Multi-Accounting — The Original Online Sin

Let’s start with one of online poker’s oldest cheats — multi-accounting. Back in the mid-2000s, players like Josh Fields (aka “JJProdigy”) were already exploiting multiple accounts to gain unfair edges. Fields even famously claimed a major tournament win under an account registered to his grandmother.

Justin Bonomo — now one of the biggest names in poker — also openly admitted to multi-accounting in online tournaments early in his career. He faced a temporary ban and some confiscated funds, but that barely slowed down his rise to the top. Even Hall of Famer Patrik Antonius admitted to using a secondary account on Full Tilt to chase anonymous high-stakes action.

Cheating Evolved — And Got Smarter

As the online game matured, so did the cheats. The infamous Ultimate Bet and Absolute Poker scandals exposed insider superuser accounts — tools that allowed certain players to see opponents’ hole cards in real time. That mess cost players around $50 million, and it took years for trust to partially recover.

More recently, the rise of Real-Time Assistance (RTA) tools has been the weapon of choice for modern cheaters. Players like Fedor Kruse built setups that gave them perfect GTO solutions mid-hand — an edge no honest player could realistically overcome. When caught, some faced bans, but many simply migrated to new sites or played live instead.

Live Poker Isn’t Clean Either

If you think live poker is immune to this, think again. From fake reporters feeding hole card information to players, to counterfeit tournament chips being smuggled into play, the creativity of live cheaters can be just as brazen. The Mike Postle scandal showed that even mid-stakes live streams aren’t safe from potential cheating conspiracies.

The Real Problem — Weak Punishments and No Unified System

The biggest frustration? Even when cheaters get caught red-handed, the punishments are rarely meaningful. Most sites confiscate funds (which, let’s be honest, weren’t legitimately won anyway) and issue a site ban. That’s it. There’s nothing stopping those players from opening accounts elsewhere, playing live events, or finding creative workarounds.

Even at the live level, getting banned from one tour doesn’t automatically carry over to others. You could be blacklisted from the EPT today and still register for a WSOP event tomorrow — no questions asked.

The Fix — Poker Needs Its Own Watchdog

This is where poker desperately needs a central governing body — a regulatory force with actual teeth. Other industries have cross-platform blacklists and shared databases of bad actors. Why not poker? We need an independent group with the authority to issue industry-wide bans, both online and live.
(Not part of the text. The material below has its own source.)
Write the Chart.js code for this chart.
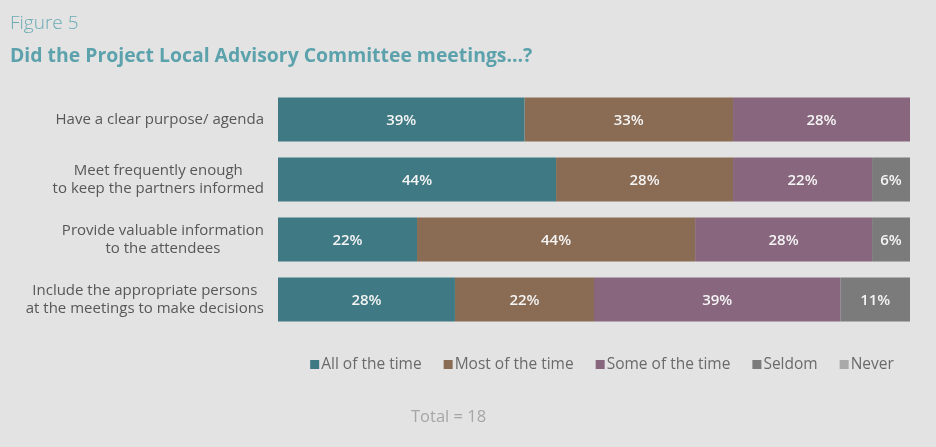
<!DOCTYPE html>
<html>
<head>
<meta charset="utf-8">
<script src="https://cdn.jsdelivr.net/npm/chart.js@4.4.1/dist/chart.umd.min.js"></script>
<style>
  html, body { margin: 0; padding: 0; background: #e4e3e3; }
  #wrap { width: 936px; height: 447px; position: relative; }
</style>
</head>
<body>
<div id="wrap"><canvas id="c" width="936" height="447"></canvas></div>
<script>
// Survey questions (multi-line category labels)
const questions = [
  ["Have a clear purpose/ agenda"],
  ["Meet frequently enough", "to keep the partners informed"],
  ["Provide valuable information", "to the attendees"],
  ["Include the appropriate persons", "at the meetings to make decisions"]
];

// Response categories
const responses = ["All of the time", "Most of the time", "Some of the time", "Seldom", "Never"];

// Share of respondents (%) for each response, per question
const allOfTheTime  = [39, 44, 22, 28];
const mostOfTheTime = [33, 28, 44, 22];
const someOfTheTime = [28, 22, 28, 39];
const seldom        = [0, 6, 6, 11];
const never         = [0, 0, 0, 0];

const titleText = "Figure 5";
const subtitleText = "Did the Project Local Advisory Committee meetings\u2026?";
const totalText = "Total = 18";

const colors = ["#3f7a84", "#8a6b53", "#88667e", "#7b7b7b", "#a9a9a9"];
const seriesValues = [allOfTheTime, mostOfTheTime, someOfTheTime, seldom, never];

const FONT = "'Open Sans', 'Noto Sans', sans-serif";

// Titles, category labels, in-bar percentage labels, legend and footnote
const decorations = {
  id: "decorations",
  afterDatasetsDraw(chart) {
    const ctx = chart.ctx;
    ctx.save();
    // in-bar value labels
    ctx.fillStyle = "#f4f4f4";
    ctx.font = "600 15px " + FONT;
    ctx.textAlign = "center";
    ctx.textBaseline = "middle";
    chart.data.datasets.forEach((ds, di) => {
      const meta = chart.getDatasetMeta(di);
      meta.data.forEach((bar, i) => {
        const v = ds.data[i];
        if (!v) return;
        const x = (bar.x + bar.base) / 2;
        ctx.fillText(v + "%", x, bar.y + 1);
      });
    });

    // category labels: each block right-aligned to the axis, its lines centred
    const yScale = chart.scales.y;
    const right = chart.chartArea.left - 14;
    const lh = 18;
    ctx.font = "15px " + FONT;
    ctx.fillStyle = "#575757";
    ctx.textAlign = "center";
    chart.data.labels.forEach((lines, i) => {
      const cy = yScale.getPixelForTick(i);
      const w = Math.max(...lines.map(l => ctx.measureText(l).width));
      const cx = right - w / 2;
      const y0 = cy - (lines.length - 1) * lh / 2;
      lines.forEach((l, k) => ctx.fillText(l, cx, y0 + k * lh));
    });
    ctx.restore();
  },
  afterDraw(chart) {
    const ctx = chart.ctx;
    ctx.save();
    ctx.textBaseline = "alphabetic";
    ctx.textAlign = "left";
    ctx.fillStyle = "#6aabb4";
    ctx.font = "300 19px " + FONT;
    ctx.fillText(titleText, 10, 29);
    ctx.fillStyle = "#5ba2ac";
    ctx.font = "bold 19.4px " + FONT;
    ctx.fillText(subtitleText, 10, 62);

    // legend
    ctx.font = "15.5px " + FONT;
    const gap = 22, box = 9, boxGap = 2;
    const widths = responses.map(r => ctx.measureText(r).width);
    const total = widths.reduce((a, w) => a + w + box + boxGap, 0) + gap * (responses.length - 1);
    let x = 602 - total / 2;
    const ly = 369;
    responses.forEach((r, i) => {
      ctx.fillStyle = colors[i];
      ctx.fillRect(x, ly - box, box, box);
      x += box + boxGap;
      ctx.fillStyle = "#6a6a6a";
      ctx.fillText(r, x, ly);
      x += widths[i] + gap;
    });

    // footnote
    ctx.fillStyle = "#a6a6a6";
    ctx.font = "16.5px " + FONT;
    ctx.fillText(totalText, 411, 422);
    ctx.restore();
  }
};

new Chart(document.getElementById("c"), {
  type: "bar",
  data: {
    labels: questions,
    datasets: responses.map((r, i) => ({
      label: r,
      data: seriesValues[i],
      backgroundColor: colors[i],
      borderWidth: 0,
      categoryPercentage: 1,
      barPercentage: 0.73
    }))
  },
  options: {
    indexAxis: "y",
    responsive: false,
    animation: false,
    layout: { padding: { left: 0, right: 26, top: 89.5, bottom: 117.5 } },
    scales: {
      x: { stacked: true, min: 0, max: 100, display: false },
      y: {
        stacked: true,
        grid: { display: false },
        border: { display: false },
        ticks: { display: false },
        afterFit(scale) { scale.width = 278; }
      }
    },
    plugins: {
      legend: { display: false },
      tooltip: { enabled: false }
    }
  },
  plugins: [decorations]
});
</script>
</body>
</html>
Yes, data protection laws create some hurdles, but other gambling sectors and even sports have figured out ways to share critical data without violating privacy. Why can’t poker do the same?

No Place for Cheaters — Ever

Personally, I believe anyone caught cheating — especially through multi-accounting, RTA use, or direct collusion — should be permanently banned from every form of organized poker, online or live. I’m not talking about some quiet account closure. I mean full-scale blacklisting from every major site and tour worldwide.

This game thrives on trust — between players, operators, and the community itself. Every time a cheater gets a second chance, that trust erodes a little more. Poker deserves better.

What’s your stance? Should cheaters get lifetime bans across the board — no exceptions?